Sepertinya, lebih banyak yang bisa kita bagi saat kita berjarak. Meski
tak menutup kemungkinan banyak rahasia yang tersembunyi di baliknya.
30 Desember, satu hari menjelang sebuah pertemuan. Satu hari hari yang begitu lama. Satu hari yang mewujud
tiga tahun penantian, membuka lembar-lembar kalender hari yang penuh dengan
coretan harapan dan mimpi. Merobeknya, saat
hati terasa begitu penuh dengan keinginan tapi tak mewujud dalam kenyataan.

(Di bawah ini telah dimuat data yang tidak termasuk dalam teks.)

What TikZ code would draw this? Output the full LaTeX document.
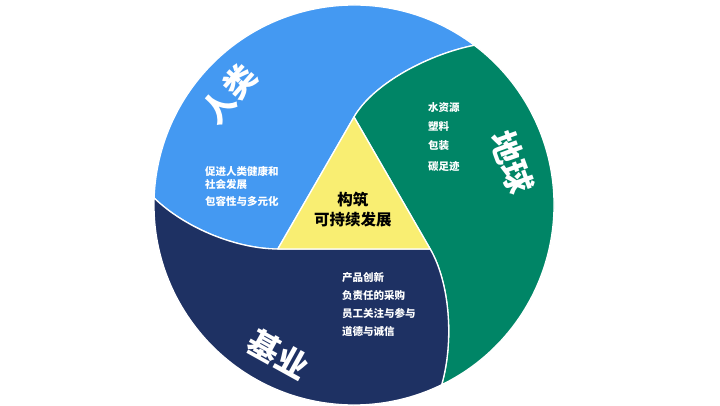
\documentclass[tikz,border=0pt]{standalone}
\usepackage{fontspec}
\newfontfamily\cjk{Noto Sans CJK SC}
\RequirePackage{xcolor}
\definecolor{humanblue}{HTML}{4499F2}
\definecolor{earthgreen}{HTML}{008566}
\definecolor{bizblue}{HTML}{1E3163}
\definecolor{coreyellow}{HTML}{F9EE72}

\tikzset{
	sector/.style = {draw=white, line width=1.3pt, line join=round},
	bigword/.style = {text=white, inner sep=0pt, font=\cjk\bfseries\fontsize{32}{32}\selectfont},
	smallword/.style = {text=white, inner sep=0pt, anchor=north west, align=left},
}

\begin{document}
\begin{tikzpicture}[x=1pt, y=1pt]
	    \useasboundingbox[fill=white] (-354,-200) rectangle (366,205);
	    
	    % three swirl sectors, one turned by 120 degrees each time
	    % (\a, \b: small shifts of where the two swirls meet the rim)
	    \foreach \r/\c/\a/\b in {0/humanblue/-2/3, -120/earthgreen/1/-2, -240/bizblue/3/1}
	    {\filldraw[sector, fill=\c] (\r+210:88) -- (\r+90:88)
	      .. controls (\r+80.7:124.2) and (\r+65.2+\a:169.3) .. (\r+55+\a:200)
	      arc[start angle=\r+55+\a, end angle=\r+175+\b, radius=200]
	      .. controls (\r+185.2+\b:169.3) and (\r+200.7:124.2) .. (\r+210:88) -- cycle ;
	    }
	    
	    % yellow triangle in the middle
	    \filldraw[sector, fill=coreyellow] (90:88) -- (210:88) -- (330:88) -- cycle ;
	    \node[inner sep=0pt, align=center, font=\cjk\bfseries\fontsize{15.5}{20}\selectfont]
	      (core) at (-1,-5) {构筑\\可持续发展};
	    
	    % big labels round the circle
	    \node[bigword, rotate=49] (human) at (-125,111) {人类};
	    \node[bigword, rotate=-70] (earth) at (158,43) {地球};
	    \node[bigword, rotate=-29] (business) at (-75,-149) {基业};
	    
	    % small lists
	    \node[smallword, font=\cjk\bfseries\fontsize{10.5}{13}\selectfont]
	      (humanlist) at (-149,38.5) {促进人类健康和\\社会发展\\[4pt]包容性与多元化};
	    \node[smallword, font=\cjk\bfseries\fontsize{10.5}{19}\selectfont]
	      (earthlist) at (74,102.5) {水资源\\塑料\\包装\\[2pt]碳足迹};
	    \node[smallword, font=\cjk\bfseries\fontsize{10.5}{18}\selectfont]
	      (bizlist) at (-12,-67.5) {产品创新\\负责任的采购\\员工关注与参与\\道德与诚信};
	  \end{tikzpicture}
\end{document}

Kini tinggal satu hari menjelang akhir tahun, satu hari dari
rangkaian tiga tahun perpisahan kita. Saatnya merayakan sebuah pertemuan dan
melepaskan sebuah perpisahan. Terlalu banyak kita berhutang pada jasa provider
telepon seluler. Berapa banyak waktu yang kita habiskan demi mendengarkan
cerita lewat suara. Dan berapa banyak kekecewaan yang hadir saat sinyal
menggangunya. Mari kita melepaskannya.
Kita mungkin lupa berapa banyak kita menumpahkan keluh kesah
melalui media sosial dan surat elektronik, tiga tahun bukan waktu yang singkat
dalam sebuah penantian. Selalu indah, tidak. Sering kali kita bertengkar di
dalamnya, membagi amarah di jejaring sosial. Saat itu, betapa kita lupa bahwa
pertengkaran kita menjadi konsumsi banyak orang. Mari kita melepaskannya.
Bagaimana dengan pak Ahmad, tukang pos yang rajin ke rumahmu. Sepertinya dia akan berhenti
mengirimkan surat-suratku kepadamu. Motor tuanya tak akan lagi kamu dengar
berhenti di depan rumahmu. Kita pernah menitipkan rindu dalam puluhan lembar
kertas yang kita tulis melalui jemari tangan. Mari kita melepaskannya.
Begitu banyak yang kita bagi, tapi tahu kah kamu begitu
banyak rahasia yang kusimpan sendiri.
Mungkin kamu tak pernah tahu, betapa sering aku marah saat
kamu tak mengangkat teleponku, membalas pesan singkat dariku dan surat
elektronik yang rutin kukirimkan kepadamu. Begitu kesal saat tukang pos tak
juga menyampaikan surat balasan darimu.
Mungkin kamu tak pernah tahu, begitu banyak rencana yang aku tuliskan dalam buku agendaku. Yang pada akhirnya kurobek karna
waktu tak juga memberi kita kesempatan untuk bertemu.
Mungkin kamu tak pernah tahu, saat seluruh hatiku penuh
dengan rindu, aku hanya bisa menangis sambil melapalkan doa untukmu. Terkadang doa
adalah obat mujarab saat rindu tak jua menemukan pasangannya.
Esok, ketika kita bertemu akan kuceritakan semua rahasiaku
kepadamu. Saat ini, marilah kita rayakan pertemuan dan melepaskan perpisahan.